If we are to take the rich, species-diverse community that makes up the Star Wars Universe, and incorporate American racial politics into a story where it doesn’t exist, then I suppose I can see where the resentment is coming from. On the surface, it does appear that Finn is there to serve as comic relief, someone whose actions and foibles are designed to give the other characters a chance to shine and show their stuff. But Finn’s story is a bit more complex than that. Placing Finn in the context of American racial politics, and making his story analogous to slavery, Finn could be considered a “runaway slave”. In the Force Awakens, Finn is taken by the Order not long after birth and is raised to become a Storm Trooper. This means he’s suffered a lifetime indignities, through forced subordination and indoctrination–learning to take orders, and even a bullet for his leaders.
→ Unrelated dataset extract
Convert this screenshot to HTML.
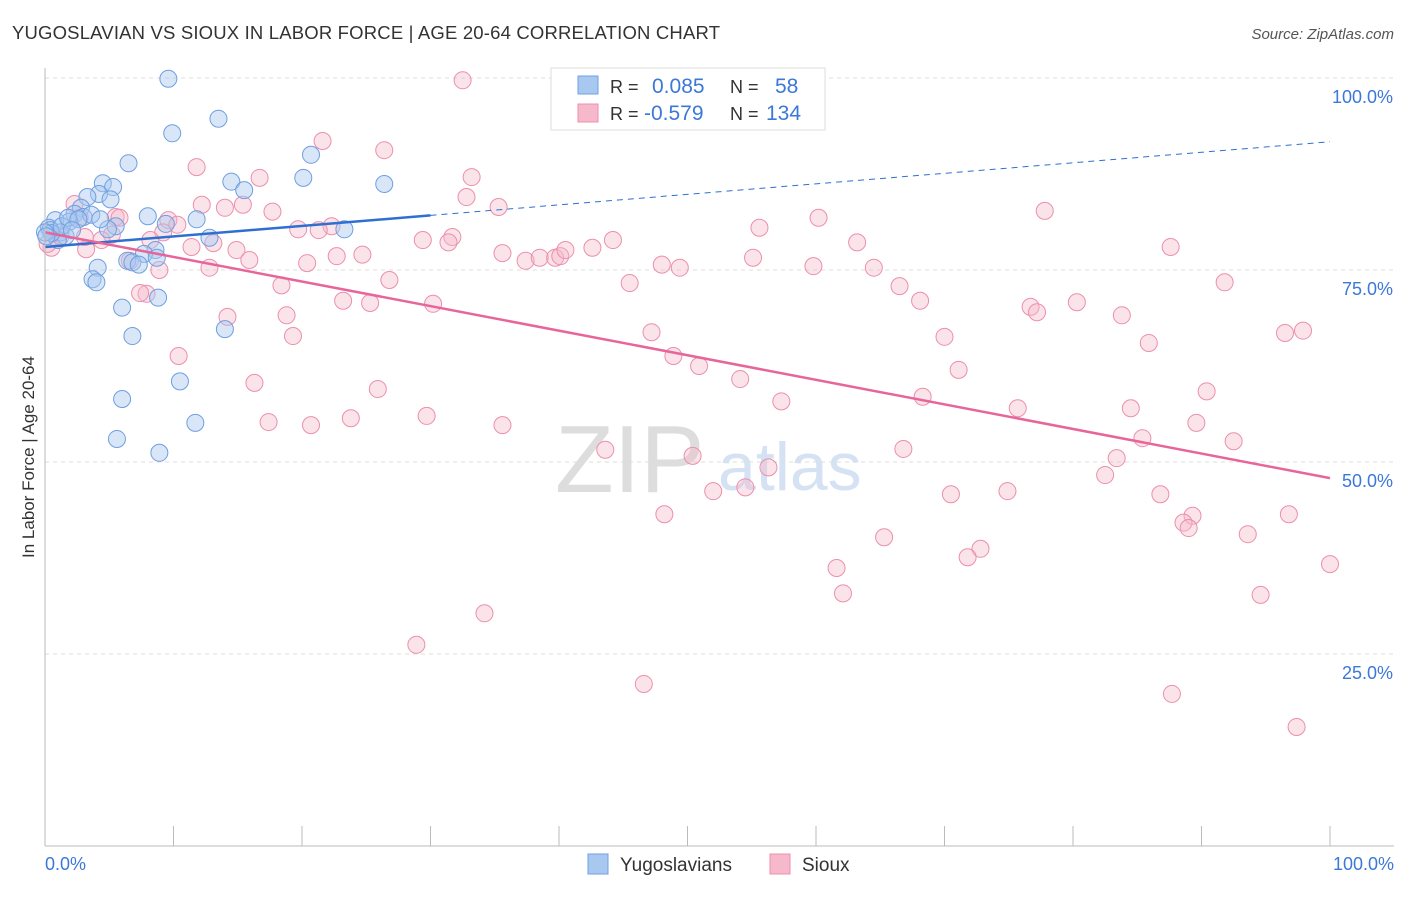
<!DOCTYPE html>
<html><head><meta charset="utf-8"><style>
body{margin:0;background:#fff;font-family:"Liberation Sans",sans-serif;}
svg text{font-family:"Liberation Sans",sans-serif;}
</style></head><body>
<svg id="chart" width="1406" height="892" xmlns="http://www.w3.org/2000/svg">
<text x="12" y="39" font-size="18.5" fill="#333" textLength="708">YUGOSLAVIAN VS SIOUX IN LABOR FORCE | AGE 20-64 CORRELATION CHART</text>
<text x="1394" y="39" font-size="15" fill="#555" font-style="italic" text-anchor="end">Source: ZipAtlas.com</text>
<text x="34" y="457" font-size="17" fill="#333" text-anchor="middle" transform="rotate(-90 34 457)">In Labor Force | Age 20-64</text>
<text x="555" y="492" font-size="96" fill="#ddd" font-family="Liberation Serif">ZIP</text>
<text x="718" y="490" font-size="68" fill="#d5e2f3">atlas</text>
<g id="grid"></g><g id="pts"></g><g id="lines"></g>
<line x1="45" y1="68" x2="45" y2="846" stroke="#bbb"/>
<line x1="45" y1="846" x2="1394" y2="846" stroke="#bbb"/>
<text x="45" y="870" font-size="18" fill="#3b78d8">0.0%</text>
<text x="1394" y="870" font-size="18" fill="#3b78d8" text-anchor="end">100.0%</text>
<g>
<rect x="551" y="68" width="274" height="62" fill="#fff" stroke="#ddd"/>
<rect x="578" y="76" width="20" height="18" fill="#a9c8f0" stroke="#6f9fe0"/>
<rect x="578" y="104" width="20" height="18" fill="#f6b8cb" stroke="#ec8fad"/>
<text x="610" y="93" font-size="18" fill="#333">R =</text><text x="652" y="93" font-size="21" fill="#3b78d8">0.085</text>
<text x="730" y="93" font-size="18" fill="#333">N =</text><text x="775" y="93" font-size="21" fill="#3b78d8">58</text>
<text x="610" y="120" font-size="18" fill="#333">R =</text><text x="644" y="120" font-size="21" fill="#3b78d8">-0.579</text>
<text x="730" y="120" font-size="18" fill="#333">N =</text><text x="766" y="120" font-size="21" fill="#3b78d8">134</text>
</g>
<g><rect x="588" y="854" width="20" height="20" fill="#a9c8f0" stroke="#6f9fe0"/><text x="620" y="871" font-size="19" fill="#333">Yugoslavians</text></g>
<g><rect x="770" y="854" width="20" height="20" fill="#f6b8cb" stroke="#ec8fad"/><text x="802" y="871" font-size="19" fill="#333">Sioux</text></g>
</svg>
<script>
const yTicks=[25,50,75,100];
const yugoPx=[[168,79],[172,133],[219,119],[128,163],[311,155],[303,178],[384,184],[231,182],[244,190],[103,183],[113,187],[99,194],[110,199],[87,197],[81,208],[75,214],[84,217],[91,215],[70,222],[55,220],[49,228],[60,232],[65,236],[58,240],[148,216],[197,219],[166,224],[116,226],[108,229],[344,229],[209,238],[155,250],[144,254],[127,261],[133,262],[139,265],[157,258],[98,268],[93,279],[96,282],[158,298],[122,308],[132,336],[225,329],[180,381],[122,399],[195,423],[117,439],[160,453],[50,230],[52,233],[62,226],[68,218],[78,219],[72,230],[45,232],[100,219],[46,236]];
const siouxPx=[[462,80],[322,141],[384,150],[197,167],[260,178],[472,177],[466,197],[498,207],[243,205],[202,205],[225,208],[273,212],[116,217],[169,220],[177,225],[74,204],[163,232],[332,226],[298,229],[319,230],[423,240],[452,237],[448,242],[213,243],[191,247],[237,250],[150,240],[86,249],[112,235],[102,240],[130,261],[159,270],[249,260],[307,263],[337,256],[363,255],[502,253],[525,261],[540,258],[555,258],[560,256],[566,250],[592,248],[613,240],[662,265],[680,268],[753,258],[813,266],[874,268],[760,228],[819,218],[857,242],[1045,211],[1171,247],[1225,282],[630,283],[899,286],[920,301],[1031,307],[1037,312],[1077,302],[1122,315],[1149,343],[1285,333],[1303,331],[944,337],[958,370],[652,332],[673,356],[699,366],[740,379],[781,401],[923,397],[1018,408],[1131,408],[1206,391],[1197,423],[1233,441],[1143,438],[1117,458],[1105,475],[768,467],[692,456],[605,450],[745,487],[713,491],[951,494],[1008,491],[1161,494],[1193,516],[1184,523],[1189,528],[1289,514],[1248,534],[1330,564],[1260,595],[981,549],[967,557],[884,537],[837,568],[843,593],[665,514],[485,613],[417,645],[644,684],[1172,694],[1296,727],[903,449],[503,425],[427,416],[351,418],[311,425],[269,422],[378,389],[255,383],[179,356],[293,336],[228,317],[286,315],[281,285],[343,301],[370,303],[390,280],[433,304],[146,294],[140,293],[210,268],[52,248],[48,244],[60,236],[85,237],[120,218],[80,218]];
const toData=p=>[+((p[0]-45)/12.85).toFixed(1),+((846-p[1])/7.68).toFixed(1)];
const yugoData=yugoPx.map(toData);
const siouxData=siouxPx.map(toData);
const yugoTrend=[78.0,91.7];
const siouxTrend=[79.9,47.9];
const X=v=>45+v*12.85, Y=v=>846-v*7.68;
const NS='http://www.w3.org/2000/svg';
function mk(t,a,parent){const e=document.createElementNS(NS,t);for(const k in a)e.setAttribute(k,a[k]);document.getElementById(parent).appendChild(e);return e;}
yTicks.forEach(t=>{
 const l=mk('line',{x1:45,x2:1394,y1:Y(t),y2:Y(t),stroke:'#ddd','stroke-dasharray':'4,4'},'grid');
 
 
 const tx=mk('text',{x:1393,y:Y(t)+25,'font-size':18,fill:'#3b78d8','text-anchor':'end'},'grid');
 tx.textContent=t.toFixed(1)+'%';
 
 
});
for(let i=0;i<=10;i++){
 const l=mk('line',{x1:X(i*10),x2:X(i*10),y1:826,y2:846,stroke:'#bbb'},'grid');
 
 
}
siouxData.forEach(d=>{
 const c=mk('circle',{cx:X(d[0]),cy:Y(d[1]),r:8.5,fill:'#f6b8cb','fill-opacity':0.4,stroke:'#ec8fad','stroke-width':1},'pts');
 
 
});
yugoData.forEach(d=>{
 const c=mk('circle',{cx:X(d[0]),cy:Y(d[1]),r:8.5,fill:'#a9c8f0','fill-opacity':0.45,stroke:'#6f9fe0','stroke-width':1},'pts');
 
 
});
const ym=(yugoTrend[1]-yugoTrend[0])/100, yAt=x=>yugoTrend[0]+ym*x;
let l1=mk('line',{x1:X(0),y1:Y(yAt(0)),x2:X(30),y2:Y(yAt(30)),stroke:'#2f6fd0','stroke-width':2.5},'lines');


let l2=mk('line',{x1:X(30),y1:Y(yAt(30)),x2:X(100),y2:Y(yAt(100)),stroke:'#2f6fd0','stroke-width':1,'stroke-dasharray':'6,5'},'lines');


let l3=mk('line',{x1:X(0),y1:Y(siouxTrend[0]),x2:X(100),y2:Y(siouxTrend[1]),stroke:'#e8659a','stroke-width':2.5},'lines');


</script>
</body></html>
Storm Troopers are always the most inept fighters on the battlefield. They aren’t taught to think for themselves, they are taught to follow orders, even if it means their lives, which most blindly sacrifice for the Order. And yet, after a lifetime of being stripped of his humanity and freedom (he’s even ordered away for reprogramming due to his poor performance on the battlefield–he’s already shown too much individuality), Finn still manages to think for himself, and he’s already decided he wants nothing to do with anything the Order wants him to do. He wants to be his own man. He wants to be free. He knows the evil they are capable of and would rather be on the other side of the universe than anywhere near them. However, Finn has lived a very sheltered life. He can’t even fly a ship, and yet he manages to not only free himself, but also a rebellion pilot, escaping the Order with his life…not an easy feat. Finn has accomplished more in his short time of freedom than most characters have over the span of the first three movies. He eventually meets Rey, a scavenger girl who has led an isolated life, and has learned to think for herself on an extremely volatile planet. Unlike Finn, she is completely independent and seemingly, without a family. They’re both just a couple of wide-eyed kids trying to survive their circumstances. Finn not only manages to save Rey more than once, helps Han Solo, Chewbacca, and Rey escape with the Millennium Falcon, but eventually stands up to one of most deadly men in the universe to prevent Rey from being killed. Finn is consistently courageous throughout the film, and that is to be commended, not derided. I did not find the character overly comedic either. I saw a young man desperate to find a place for himself in the galaxy. A person who deserved the freedom he sought.
Taking this review out of the context of American racial politics, Finn was never meant to be a “black man”. He’s a character belonging to one of the billions of species in the Star Wars Universe. If anyone watched Star Wars Episode VII the Force Awakens and thought Finn was a disappointment based solely on the color of his skin, the problem isn’t with the movie, the problem is with you.